Depuis le début du procès, le 2 octobre, le magistrat a déjà adressé deux amendes de 5 000 et 10 000 dollars à Donald Trump, réglées depuis rubis sur l’ongle, pour s’en être pris à sa greffière. Si l’agenda n’est pas bousculé, l’ancien président de 77 ans sera interrogé lundi, un an moins un jour avant l’élection présidentielle du 5 novembre 2024 qu’il espère disputer pour revenir à la tête des États-Unis.
Fraudes répétées
Donald Trump Jr. et Eric Trump sont aussi de fervents alliés politiques de leur père, une fidélité à toute épreuve qu’ils affichent au quotidien dans les médias et sur les réseaux sociaux.
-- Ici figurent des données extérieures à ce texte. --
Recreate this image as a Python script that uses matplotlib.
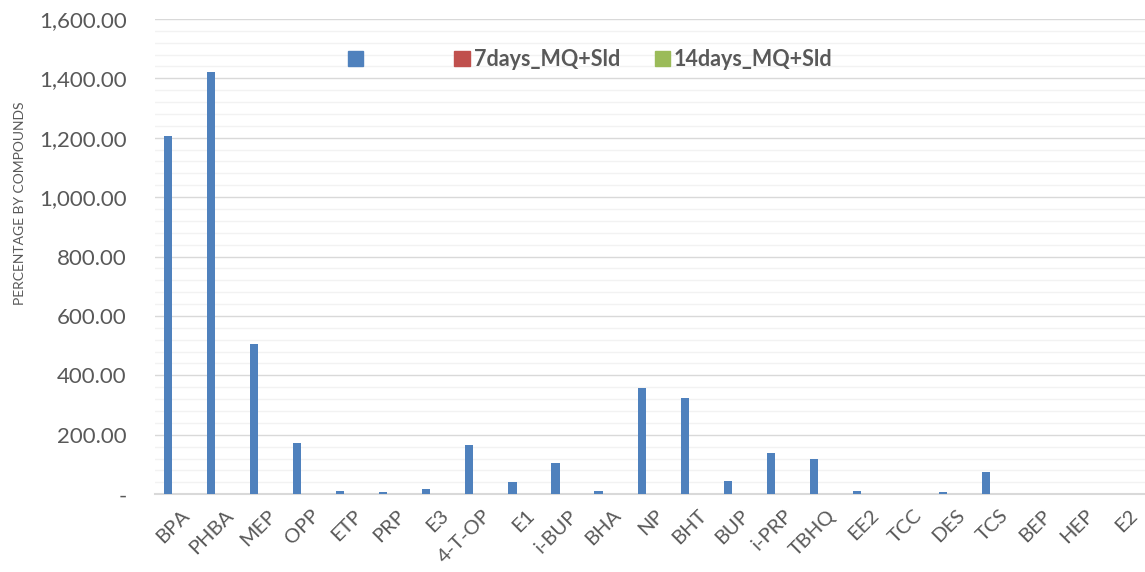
import numpy as np
import matplotlib.pyplot as plt
import matplotlib.transforms as mtransforms
from matplotlib.ticker import FuncFormatter, MultipleLocator
from matplotlib.patches import Patch

# Datos
compuestos = ['BPA', 'PHBA', 'MEP', 'OPP', 'ETP', 'PRP', 'E3', '4-T-OP', 'E1', 'i-BUP',
              'BHA', 'NP', 'BHT', 'BUP', 'i-PRP', 'TBHQ', 'EE2', 'TCC', 'DES', 'TCS',
              'BEP', 'HEP', 'E2']
serie_1 = [1205, 1420, 505, 174, 10, 8, 19, 167, 41, 104,
           11, 357, 325, 43, 140, 118, 12, 1, 7, 74,
           0, 0, 0]
dias_7 = [0] * len(compuestos)
dias_14 = [0] * len(compuestos)
etiquetas = ['', '7days_MQ+Sld', '14days_MQ+Sld']

azul = '#4F81BD'
rojo = '#C0504D'
verde = '#9BBB59'
gris = '#595959'

plt.rcParams['font.family'] = ['Lato', 'DejaVu Sans']

fig = plt.figure(figsize=(11.45, 5.72), dpi=100)
ax = fig.add_axes([0.135, 0.136, 0.865, 0.831])

x = np.arange(len(compuestos))
ancho = 0.19
ax.bar(x - ancho, serie_1, ancho, color=azul, zorder=3)
ax.bar(x, dias_7, ancho, color=rojo, zorder=3)
ax.bar(x + ancho, dias_14, ancho, color=verde, zorder=3)

ax.set_xlim(-0.5, len(compuestos) - 0.5)
ax.set_ylim(0, 1600)
ax.yaxis.set_major_locator(MultipleLocator(200))
ax.yaxis.set_minor_locator(MultipleLocator(40))
ax.yaxis.set_major_formatter(FuncFormatter(lambda v, p: '-' if v == 0 else f'{v:,.2f}'))
ax.grid(axis='y', which='major', color='#D9D9D9', linewidth=1.0, zorder=0)
ax.grid(axis='y', which='minor', color='#F2F2F2', linewidth=1.0, zorder=0)

for s in ['top', 'right', 'left']:
    ax.spines[s].set_visible(False)
ax.spines['bottom'].set_color('#D9D9D9')
ax.spines['bottom'].set_linewidth(1.5)

ax.set_xticks(x)
ax.set_xticklabels(compuestos, rotation=45, ha='right', rotation_mode='anchor')
ax.tick_params(axis='y', which='both', length=0, labelsize=16, labelcolor=gris, pad=20)
ax.tick_params(axis='x', which='both', length=0, labelsize=14.5, labelcolor=gris, pad=9)
desplazamiento = mtransforms.ScaledTranslation(5 / 100, 0, fig.dpi_scale_trans)
for lbl in ax.get_xticklabels():
    lbl.set_transform(lbl.get_transform() + desplazamiento)

ax.set_ylabel('PERCENTAGE BY COMPOUNDS', fontsize=10, color=gris)
ax.yaxis.set_label_coords(-0.130, 0.613)

handles = [Patch(color=azul), Patch(color=rojo), Patch(color=verde)]
ax.legend(handles, [' ' * 10, etiquetas[1], etiquetas[2]], loc='upper center',
          bbox_to_anchor=(0.44, 0.978), ncol=3, frameon=False,
          prop={'size': 15.5, 'weight': 'bold'}, labelcolor=gris,
          handlelength=0.7, handleheight=0.7, handletextpad=0.2, columnspacing=1.6)

plt.savefig('out.png', dpi=100)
Ils ne devraient pas dévier de la ligne adoptée par la défense depuis le début du procès.
Les avocats soutiennent que les évaluations des actifs du groupe, comme la Trump Tower ou l’immeuble du 40 Wall Street étaient subjectives mais sincères, et que les banques n’ont pas perdu un dollar en prêtant de l’argent à la Trump Organization.
Mais d’après le patron de la banque d’investissement M.M. Dillon & Co., Michiel McCarty, appelé à la barre mercredi comme expert, les banques prêteuses, comme la Deutsche Bank, auraient pu décider de fixer des taux d’intérêts plus élevés si elles avaient eu à disposition une photographie moins reluisante de la situation financière de Donald Trump.
Il a passé en revue quatre prêts pour financer des projets autour d’un golf en Floride, deux luxueux hôtels à Washington et Chicago, ainsi que le 40 Wall Street, et a évalué les pertes en intérêts à 168 millions de dollars entre 2014 et 2023. Un calcul contesté par la défense.
Régulièrement présent aux audiences, Donald Trump, favori des sondages pour les primaires républicaines a transformé chacun de ses passages dans les couloirs du tribunal en mini-conférence de presse et se pose en victime d’une machination judiciaire, comme dans les quatre autres affaires où il est inculpé au pénal, notamment pour avoir tenté de renverser l’élection présidentielle de 2020. Sa présence aux audiences signe aussi l’importance que Donald Trump accorde à l’affaire. S’il ne risque pas de peine de prison, le procès pourrait lui faire perdre le contrôle d’une partie de son patrimoine immobilier, en plus d’une amende de 250 millions de dollars et l’interdiction de gérer des sociétés à New York.
Avant même l’ouverture du procès le 2 octobre, le juge Engoron a estimé que le parquet général présentait “des preuves concluantes qu’entre 2014 et 2021, les prévenus ont surévalué les actifs” de “812 millions (à) 2,2 milliards de dollars” selon les années. En conséquence de “fraudes répétées”, il a ordonné la liquidation des sociétés, une véritable bombe judiciaire, mais sa décision a été suspendue en appel.
Le procès porte sur d’autres violations des lois financières et sur le montant de l’amende.